§ Given problem:
Extract only the lines from the start of the entries below to the line with "for b, t in", inclusive; omit every picture.

Items listed in a dataset
■ ■ ■ ■ ■ ■ ■
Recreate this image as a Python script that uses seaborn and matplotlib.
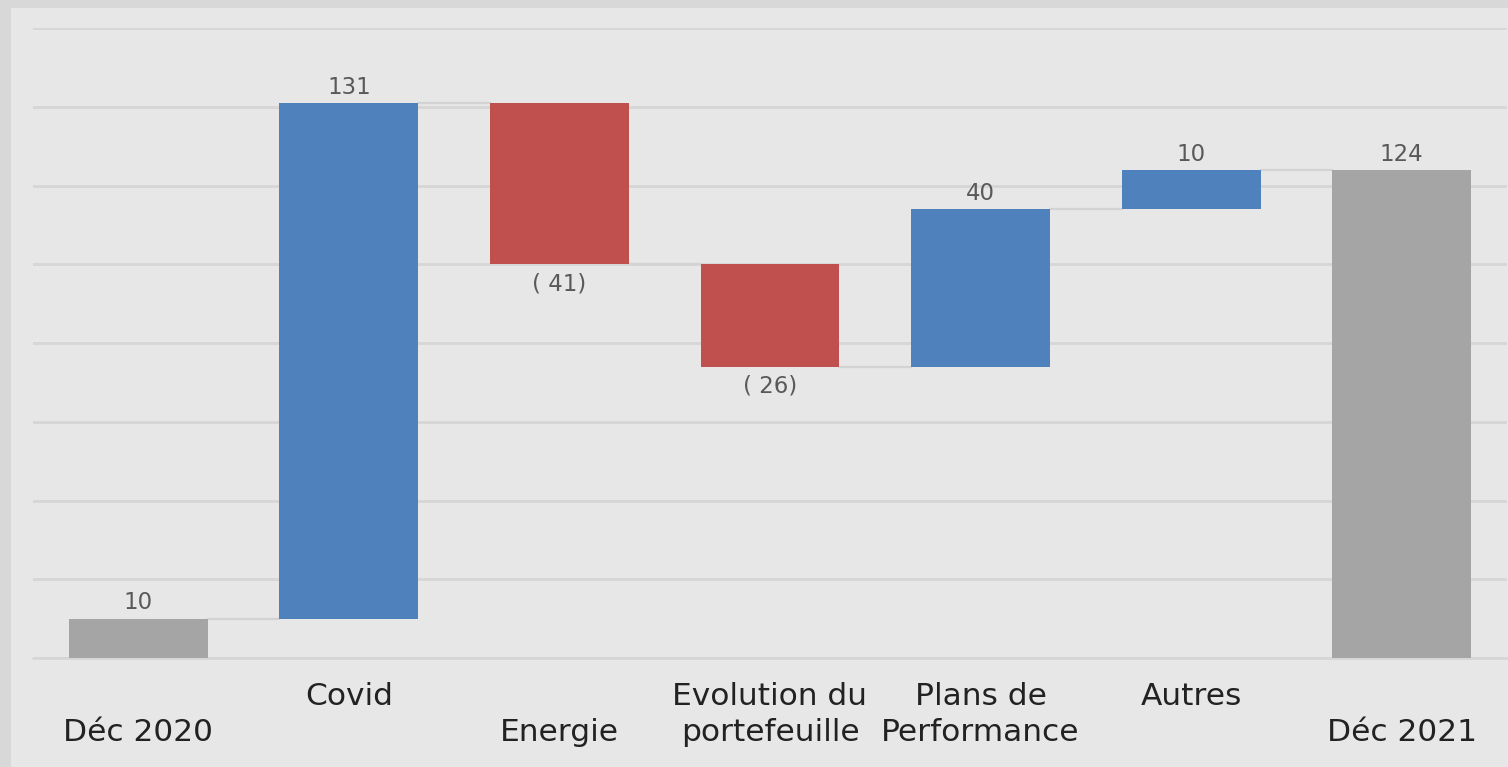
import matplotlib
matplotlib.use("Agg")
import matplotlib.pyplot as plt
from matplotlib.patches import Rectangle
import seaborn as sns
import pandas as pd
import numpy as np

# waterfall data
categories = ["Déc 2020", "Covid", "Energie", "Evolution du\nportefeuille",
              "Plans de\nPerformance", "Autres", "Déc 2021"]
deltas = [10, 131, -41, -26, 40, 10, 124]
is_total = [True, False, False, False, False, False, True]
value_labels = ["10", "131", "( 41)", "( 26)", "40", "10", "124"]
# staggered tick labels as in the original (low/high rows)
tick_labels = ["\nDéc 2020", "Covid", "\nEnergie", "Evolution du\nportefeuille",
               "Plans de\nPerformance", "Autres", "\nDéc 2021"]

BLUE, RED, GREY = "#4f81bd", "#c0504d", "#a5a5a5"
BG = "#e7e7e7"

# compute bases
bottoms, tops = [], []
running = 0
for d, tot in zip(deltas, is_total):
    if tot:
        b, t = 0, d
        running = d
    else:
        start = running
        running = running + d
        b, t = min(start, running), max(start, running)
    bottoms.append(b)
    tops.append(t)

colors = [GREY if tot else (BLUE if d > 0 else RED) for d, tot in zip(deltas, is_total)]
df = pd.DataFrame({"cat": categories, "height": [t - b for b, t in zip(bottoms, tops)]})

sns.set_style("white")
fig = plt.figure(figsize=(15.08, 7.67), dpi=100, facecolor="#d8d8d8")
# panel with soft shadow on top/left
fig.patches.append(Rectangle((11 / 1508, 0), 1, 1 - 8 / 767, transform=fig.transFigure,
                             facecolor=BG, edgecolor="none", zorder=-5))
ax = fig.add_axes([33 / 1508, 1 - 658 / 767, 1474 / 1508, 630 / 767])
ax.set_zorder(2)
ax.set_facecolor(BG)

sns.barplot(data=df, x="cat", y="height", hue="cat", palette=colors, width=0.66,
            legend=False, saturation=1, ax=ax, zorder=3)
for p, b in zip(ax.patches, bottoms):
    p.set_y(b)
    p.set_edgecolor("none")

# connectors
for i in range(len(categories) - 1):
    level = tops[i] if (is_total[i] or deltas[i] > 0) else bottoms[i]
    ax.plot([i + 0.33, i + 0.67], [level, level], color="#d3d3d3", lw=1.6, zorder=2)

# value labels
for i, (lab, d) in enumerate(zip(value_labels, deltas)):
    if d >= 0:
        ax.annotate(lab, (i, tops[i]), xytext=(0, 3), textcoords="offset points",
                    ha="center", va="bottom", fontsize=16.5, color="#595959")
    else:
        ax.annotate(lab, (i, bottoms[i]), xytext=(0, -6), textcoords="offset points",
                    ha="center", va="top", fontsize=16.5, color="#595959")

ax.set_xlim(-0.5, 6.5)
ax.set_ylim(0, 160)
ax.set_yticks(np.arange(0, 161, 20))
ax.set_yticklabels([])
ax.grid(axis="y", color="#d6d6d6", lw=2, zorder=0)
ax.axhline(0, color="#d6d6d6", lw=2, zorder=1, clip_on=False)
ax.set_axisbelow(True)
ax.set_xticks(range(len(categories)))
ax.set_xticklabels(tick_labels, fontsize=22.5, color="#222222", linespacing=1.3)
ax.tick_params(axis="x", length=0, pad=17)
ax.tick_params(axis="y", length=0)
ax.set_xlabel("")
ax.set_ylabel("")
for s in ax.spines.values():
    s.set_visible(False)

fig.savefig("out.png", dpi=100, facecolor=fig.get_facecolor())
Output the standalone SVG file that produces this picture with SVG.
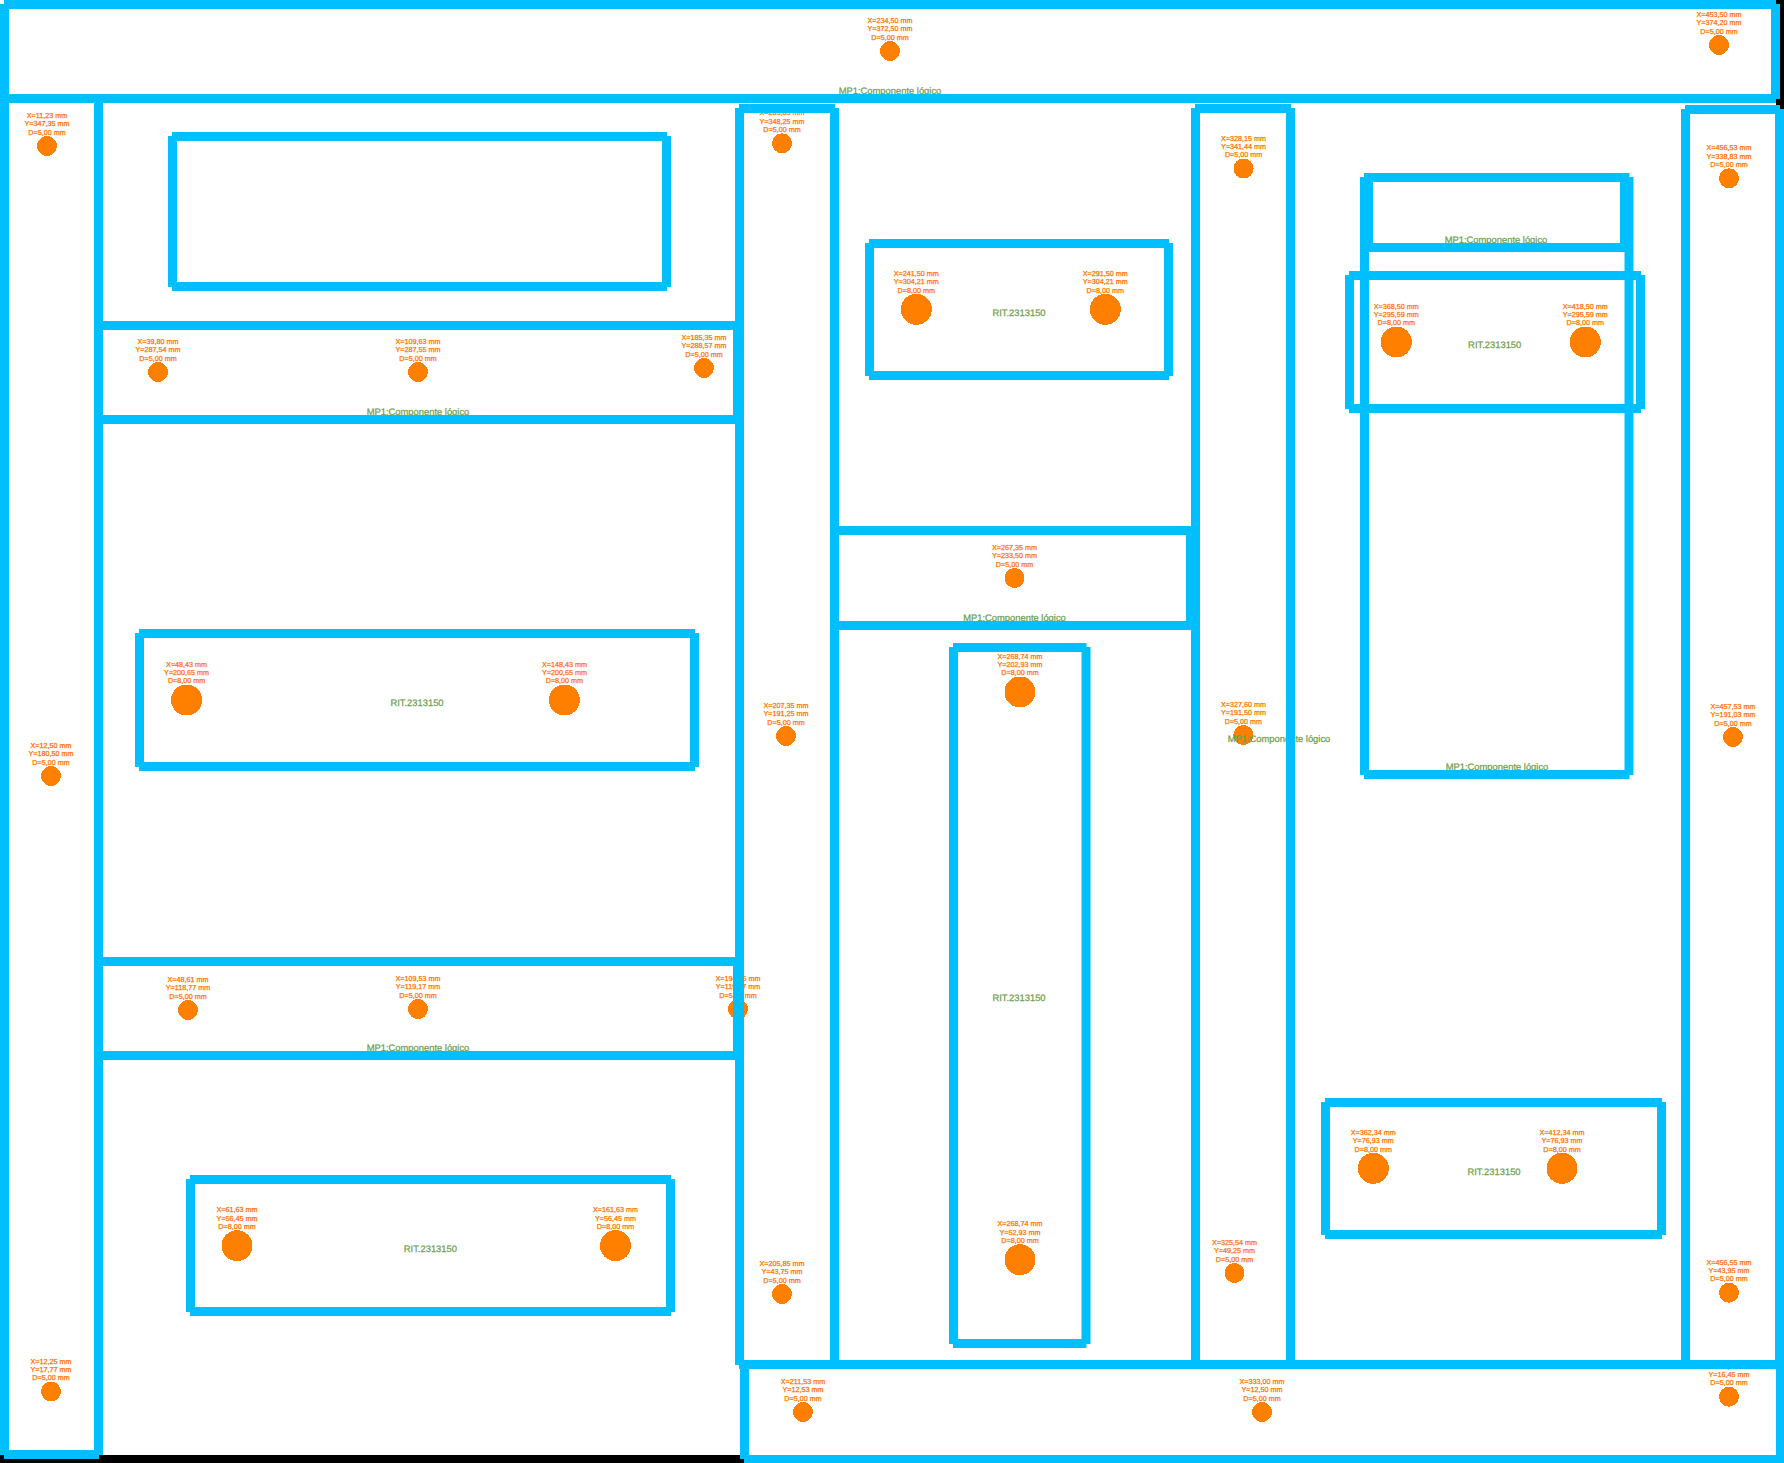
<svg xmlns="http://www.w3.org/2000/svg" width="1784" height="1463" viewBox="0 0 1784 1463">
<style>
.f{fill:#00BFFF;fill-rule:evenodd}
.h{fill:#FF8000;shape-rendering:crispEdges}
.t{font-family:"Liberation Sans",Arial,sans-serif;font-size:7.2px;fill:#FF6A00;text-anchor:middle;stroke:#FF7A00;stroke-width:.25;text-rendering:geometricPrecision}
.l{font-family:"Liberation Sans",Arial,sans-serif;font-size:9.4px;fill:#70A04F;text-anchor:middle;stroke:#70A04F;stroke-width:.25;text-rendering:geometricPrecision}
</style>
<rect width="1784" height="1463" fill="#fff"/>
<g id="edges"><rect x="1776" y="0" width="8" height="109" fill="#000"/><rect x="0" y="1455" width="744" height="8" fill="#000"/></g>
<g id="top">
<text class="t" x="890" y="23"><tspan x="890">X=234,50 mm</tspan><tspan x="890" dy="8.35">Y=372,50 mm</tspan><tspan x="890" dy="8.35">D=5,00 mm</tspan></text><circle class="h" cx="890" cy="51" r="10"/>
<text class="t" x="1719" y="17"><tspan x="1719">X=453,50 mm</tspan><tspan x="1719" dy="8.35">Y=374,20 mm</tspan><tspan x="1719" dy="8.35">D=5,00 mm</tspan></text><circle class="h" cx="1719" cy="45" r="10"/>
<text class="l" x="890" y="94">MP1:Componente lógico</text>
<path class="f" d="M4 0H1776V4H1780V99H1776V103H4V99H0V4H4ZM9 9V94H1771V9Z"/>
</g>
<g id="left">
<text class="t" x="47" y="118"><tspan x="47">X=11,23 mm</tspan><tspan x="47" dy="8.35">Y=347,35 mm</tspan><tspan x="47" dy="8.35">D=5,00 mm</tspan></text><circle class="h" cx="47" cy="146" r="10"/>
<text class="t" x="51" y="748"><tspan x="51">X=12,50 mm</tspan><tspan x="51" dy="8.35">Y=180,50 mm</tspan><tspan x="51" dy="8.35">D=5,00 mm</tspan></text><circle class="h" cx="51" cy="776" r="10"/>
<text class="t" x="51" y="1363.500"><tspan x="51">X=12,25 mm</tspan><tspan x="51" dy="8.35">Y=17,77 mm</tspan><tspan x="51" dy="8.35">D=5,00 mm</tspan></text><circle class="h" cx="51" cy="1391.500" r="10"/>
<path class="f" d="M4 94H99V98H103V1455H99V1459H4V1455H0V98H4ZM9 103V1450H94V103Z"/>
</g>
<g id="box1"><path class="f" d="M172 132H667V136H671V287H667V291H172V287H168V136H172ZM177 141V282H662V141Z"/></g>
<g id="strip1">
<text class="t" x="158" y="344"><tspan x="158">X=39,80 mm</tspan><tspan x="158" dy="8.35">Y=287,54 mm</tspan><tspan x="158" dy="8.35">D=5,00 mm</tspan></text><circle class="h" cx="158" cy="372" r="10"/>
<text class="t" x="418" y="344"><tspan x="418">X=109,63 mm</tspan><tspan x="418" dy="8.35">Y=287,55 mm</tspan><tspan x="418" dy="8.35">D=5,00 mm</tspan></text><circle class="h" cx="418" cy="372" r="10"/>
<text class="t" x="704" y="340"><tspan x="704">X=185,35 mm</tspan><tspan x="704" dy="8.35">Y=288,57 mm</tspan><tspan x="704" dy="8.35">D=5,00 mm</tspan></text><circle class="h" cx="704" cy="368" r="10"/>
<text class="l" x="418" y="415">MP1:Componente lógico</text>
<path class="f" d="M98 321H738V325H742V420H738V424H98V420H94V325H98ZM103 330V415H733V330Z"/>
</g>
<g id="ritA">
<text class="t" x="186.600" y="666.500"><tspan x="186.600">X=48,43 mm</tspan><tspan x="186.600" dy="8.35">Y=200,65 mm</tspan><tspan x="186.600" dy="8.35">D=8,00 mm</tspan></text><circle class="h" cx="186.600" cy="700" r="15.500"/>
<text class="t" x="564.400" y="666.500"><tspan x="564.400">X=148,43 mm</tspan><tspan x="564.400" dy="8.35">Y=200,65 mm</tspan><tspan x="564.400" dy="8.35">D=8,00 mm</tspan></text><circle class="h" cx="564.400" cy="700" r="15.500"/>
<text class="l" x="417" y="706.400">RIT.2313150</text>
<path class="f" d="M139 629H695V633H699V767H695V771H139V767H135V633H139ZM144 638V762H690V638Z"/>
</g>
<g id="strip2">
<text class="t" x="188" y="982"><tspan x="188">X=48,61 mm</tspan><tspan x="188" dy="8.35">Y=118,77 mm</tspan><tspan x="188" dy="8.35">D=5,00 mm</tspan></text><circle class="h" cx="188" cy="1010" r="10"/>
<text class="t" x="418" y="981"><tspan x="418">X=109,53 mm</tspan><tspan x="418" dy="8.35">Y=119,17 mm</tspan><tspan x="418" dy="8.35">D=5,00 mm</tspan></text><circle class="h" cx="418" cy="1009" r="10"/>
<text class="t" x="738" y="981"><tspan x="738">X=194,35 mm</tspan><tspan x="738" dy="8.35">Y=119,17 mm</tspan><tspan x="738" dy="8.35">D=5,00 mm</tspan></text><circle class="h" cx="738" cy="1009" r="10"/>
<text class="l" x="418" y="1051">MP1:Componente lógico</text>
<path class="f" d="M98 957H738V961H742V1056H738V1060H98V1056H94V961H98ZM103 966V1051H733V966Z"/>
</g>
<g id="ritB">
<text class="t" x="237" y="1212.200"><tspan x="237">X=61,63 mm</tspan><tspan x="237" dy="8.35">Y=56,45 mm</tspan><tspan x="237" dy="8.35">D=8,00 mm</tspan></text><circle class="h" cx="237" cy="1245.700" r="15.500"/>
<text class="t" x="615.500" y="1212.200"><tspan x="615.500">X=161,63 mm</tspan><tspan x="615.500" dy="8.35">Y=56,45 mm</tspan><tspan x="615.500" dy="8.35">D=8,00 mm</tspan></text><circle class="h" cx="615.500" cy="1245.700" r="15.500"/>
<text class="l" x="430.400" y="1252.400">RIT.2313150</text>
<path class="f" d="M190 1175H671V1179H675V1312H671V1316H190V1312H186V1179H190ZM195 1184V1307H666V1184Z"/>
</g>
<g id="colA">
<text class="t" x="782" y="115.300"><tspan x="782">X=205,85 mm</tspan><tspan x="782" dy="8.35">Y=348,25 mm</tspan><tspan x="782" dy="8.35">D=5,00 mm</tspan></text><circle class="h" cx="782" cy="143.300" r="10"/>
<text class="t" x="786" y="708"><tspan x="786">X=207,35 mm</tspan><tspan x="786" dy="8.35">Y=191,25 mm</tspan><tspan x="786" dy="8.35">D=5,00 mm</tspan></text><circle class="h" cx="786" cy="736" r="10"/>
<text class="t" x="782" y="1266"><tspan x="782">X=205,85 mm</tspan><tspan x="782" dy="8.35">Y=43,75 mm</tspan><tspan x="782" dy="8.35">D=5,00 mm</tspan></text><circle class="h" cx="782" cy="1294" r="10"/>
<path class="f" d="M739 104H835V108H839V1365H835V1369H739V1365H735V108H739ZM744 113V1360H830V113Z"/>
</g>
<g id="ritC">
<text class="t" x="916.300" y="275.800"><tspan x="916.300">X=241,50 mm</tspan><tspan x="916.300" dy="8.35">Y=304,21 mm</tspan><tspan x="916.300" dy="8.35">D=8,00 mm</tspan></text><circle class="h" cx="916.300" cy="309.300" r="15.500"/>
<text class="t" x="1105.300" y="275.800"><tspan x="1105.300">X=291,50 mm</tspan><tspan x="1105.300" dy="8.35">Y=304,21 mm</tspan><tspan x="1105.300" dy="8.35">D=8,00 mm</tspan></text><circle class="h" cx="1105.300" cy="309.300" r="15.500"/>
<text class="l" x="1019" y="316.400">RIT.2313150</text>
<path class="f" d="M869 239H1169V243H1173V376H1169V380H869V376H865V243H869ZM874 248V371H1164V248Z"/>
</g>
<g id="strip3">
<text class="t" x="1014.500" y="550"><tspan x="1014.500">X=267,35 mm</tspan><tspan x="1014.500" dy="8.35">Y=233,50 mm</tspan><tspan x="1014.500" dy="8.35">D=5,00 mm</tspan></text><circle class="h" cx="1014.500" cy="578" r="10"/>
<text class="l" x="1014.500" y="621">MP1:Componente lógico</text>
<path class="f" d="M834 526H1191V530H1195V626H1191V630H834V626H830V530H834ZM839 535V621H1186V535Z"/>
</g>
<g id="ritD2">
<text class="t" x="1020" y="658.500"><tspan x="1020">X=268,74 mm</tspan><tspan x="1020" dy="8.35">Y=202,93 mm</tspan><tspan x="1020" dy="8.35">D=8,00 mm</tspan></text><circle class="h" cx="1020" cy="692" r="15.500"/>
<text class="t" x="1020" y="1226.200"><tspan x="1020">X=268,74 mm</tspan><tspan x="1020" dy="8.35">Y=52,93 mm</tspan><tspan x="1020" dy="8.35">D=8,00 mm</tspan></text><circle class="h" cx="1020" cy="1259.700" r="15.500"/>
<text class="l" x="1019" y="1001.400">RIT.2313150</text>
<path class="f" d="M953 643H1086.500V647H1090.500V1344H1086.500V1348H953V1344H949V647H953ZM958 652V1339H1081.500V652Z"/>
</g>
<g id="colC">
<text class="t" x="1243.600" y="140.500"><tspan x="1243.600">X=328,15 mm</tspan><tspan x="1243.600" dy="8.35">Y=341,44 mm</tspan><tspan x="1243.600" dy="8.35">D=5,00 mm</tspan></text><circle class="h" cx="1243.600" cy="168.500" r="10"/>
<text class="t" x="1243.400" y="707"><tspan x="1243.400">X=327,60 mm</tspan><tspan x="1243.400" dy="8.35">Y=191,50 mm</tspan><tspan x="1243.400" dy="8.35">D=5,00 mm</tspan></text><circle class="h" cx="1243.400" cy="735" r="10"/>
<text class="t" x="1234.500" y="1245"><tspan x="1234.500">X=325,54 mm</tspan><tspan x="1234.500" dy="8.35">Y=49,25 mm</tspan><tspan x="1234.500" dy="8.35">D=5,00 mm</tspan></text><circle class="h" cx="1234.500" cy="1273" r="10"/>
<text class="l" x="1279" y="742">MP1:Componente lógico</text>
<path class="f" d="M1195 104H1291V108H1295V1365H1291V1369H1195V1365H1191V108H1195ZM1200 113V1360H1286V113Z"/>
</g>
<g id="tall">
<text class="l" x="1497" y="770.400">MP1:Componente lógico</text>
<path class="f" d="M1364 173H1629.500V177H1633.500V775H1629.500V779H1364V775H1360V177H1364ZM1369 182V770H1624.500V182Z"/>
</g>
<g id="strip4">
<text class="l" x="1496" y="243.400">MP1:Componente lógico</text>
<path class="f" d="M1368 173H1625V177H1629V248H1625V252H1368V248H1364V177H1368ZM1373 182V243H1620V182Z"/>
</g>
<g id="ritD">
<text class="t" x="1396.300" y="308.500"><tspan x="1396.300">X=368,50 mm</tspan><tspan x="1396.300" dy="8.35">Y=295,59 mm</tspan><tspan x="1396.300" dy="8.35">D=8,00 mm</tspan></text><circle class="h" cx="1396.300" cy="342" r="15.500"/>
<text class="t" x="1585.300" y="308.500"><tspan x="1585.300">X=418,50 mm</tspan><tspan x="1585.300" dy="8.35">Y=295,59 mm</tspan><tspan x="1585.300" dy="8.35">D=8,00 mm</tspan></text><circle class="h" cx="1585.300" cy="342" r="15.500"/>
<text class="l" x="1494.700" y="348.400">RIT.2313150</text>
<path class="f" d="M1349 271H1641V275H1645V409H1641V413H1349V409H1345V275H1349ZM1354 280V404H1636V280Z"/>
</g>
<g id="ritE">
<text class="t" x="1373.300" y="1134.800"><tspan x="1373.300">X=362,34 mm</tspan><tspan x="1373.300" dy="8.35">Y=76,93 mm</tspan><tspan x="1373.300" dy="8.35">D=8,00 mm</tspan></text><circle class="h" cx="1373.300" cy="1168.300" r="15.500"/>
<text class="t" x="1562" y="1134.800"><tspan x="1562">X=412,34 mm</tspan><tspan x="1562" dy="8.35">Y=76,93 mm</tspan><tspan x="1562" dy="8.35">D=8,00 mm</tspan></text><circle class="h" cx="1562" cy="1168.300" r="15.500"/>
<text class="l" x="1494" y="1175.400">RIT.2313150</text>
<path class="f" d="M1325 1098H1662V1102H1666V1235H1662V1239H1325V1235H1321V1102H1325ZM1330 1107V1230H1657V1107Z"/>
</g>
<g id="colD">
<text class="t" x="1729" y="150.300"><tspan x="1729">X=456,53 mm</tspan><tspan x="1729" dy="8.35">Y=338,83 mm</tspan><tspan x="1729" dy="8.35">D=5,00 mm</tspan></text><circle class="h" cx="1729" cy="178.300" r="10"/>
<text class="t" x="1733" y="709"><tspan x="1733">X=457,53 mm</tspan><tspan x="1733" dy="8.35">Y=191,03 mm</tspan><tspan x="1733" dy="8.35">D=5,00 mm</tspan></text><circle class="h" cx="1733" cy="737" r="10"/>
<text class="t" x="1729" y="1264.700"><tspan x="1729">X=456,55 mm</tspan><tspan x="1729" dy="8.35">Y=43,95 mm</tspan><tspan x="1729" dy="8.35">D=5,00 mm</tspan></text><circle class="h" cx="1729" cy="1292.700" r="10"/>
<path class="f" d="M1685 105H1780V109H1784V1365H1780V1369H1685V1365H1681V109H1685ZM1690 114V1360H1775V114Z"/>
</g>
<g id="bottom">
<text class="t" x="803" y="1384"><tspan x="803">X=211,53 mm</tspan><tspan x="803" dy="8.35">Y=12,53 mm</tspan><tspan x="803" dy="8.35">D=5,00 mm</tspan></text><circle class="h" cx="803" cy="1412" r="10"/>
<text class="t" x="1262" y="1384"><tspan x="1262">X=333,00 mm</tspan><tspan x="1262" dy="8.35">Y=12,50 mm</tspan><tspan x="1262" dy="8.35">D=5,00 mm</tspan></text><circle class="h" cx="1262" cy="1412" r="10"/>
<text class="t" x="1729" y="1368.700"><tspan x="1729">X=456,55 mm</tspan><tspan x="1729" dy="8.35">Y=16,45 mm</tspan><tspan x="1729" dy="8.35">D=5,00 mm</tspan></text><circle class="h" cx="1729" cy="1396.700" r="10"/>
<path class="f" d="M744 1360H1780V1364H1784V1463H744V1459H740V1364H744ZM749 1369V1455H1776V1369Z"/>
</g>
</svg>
■ ■ ■ ■ ■ ■ ■
§ Problem solution:
Recreate this image as a Python script that uses seaborn and matplotlib.
import matplotlib
matplotlib.use("Agg")
import matplotlib.pyplot as plt
from matplotlib.patches import Rectangle
import seaborn as sns
import pandas as pd
import numpy as np

# waterfall data
categories = ["Déc 2020", "Covid", "Energie", "Evolution du\nportefeuille",
              "Plans de\nPerformance", "Autres", "Déc 2021"]
deltas = [10, 131, -41, -26, 40, 10, 124]
is_total = [True, False, False, False, False, False, True]
value_labels = ["10", "131", "( 41)", "( 26)", "40", "10", "124"]
# staggered tick labels as in the original (low/high rows)
tick_labels = ["\nDéc 2020", "Covid", "\nEnergie", "Evolution du\nportefeuille",
               "Plans de\nPerformance", "Autres", "\nDéc 2021"]

BLUE, RED, GREY = "#4f81bd", "#c0504d", "#a5a5a5"
BG = "#e7e7e7"

# compute bases
bottoms, tops = [], []
running = 0
for d, tot in zip(deltas, is_total):
    if tot:
        b, t = 0, d
        running = d
    else:
        start = running
        running = running + d
        b, t = min(start, running), max(start, running)
    bottoms.append(b)
    tops.append(t)

colors = [GREY if tot else (BLUE if d > 0 else RED) for d, tot in zip(deltas, is_total)]
df = pd.DataFrame({"cat": categories, "height": [t - b for b, t in zip(bottoms, tops)]})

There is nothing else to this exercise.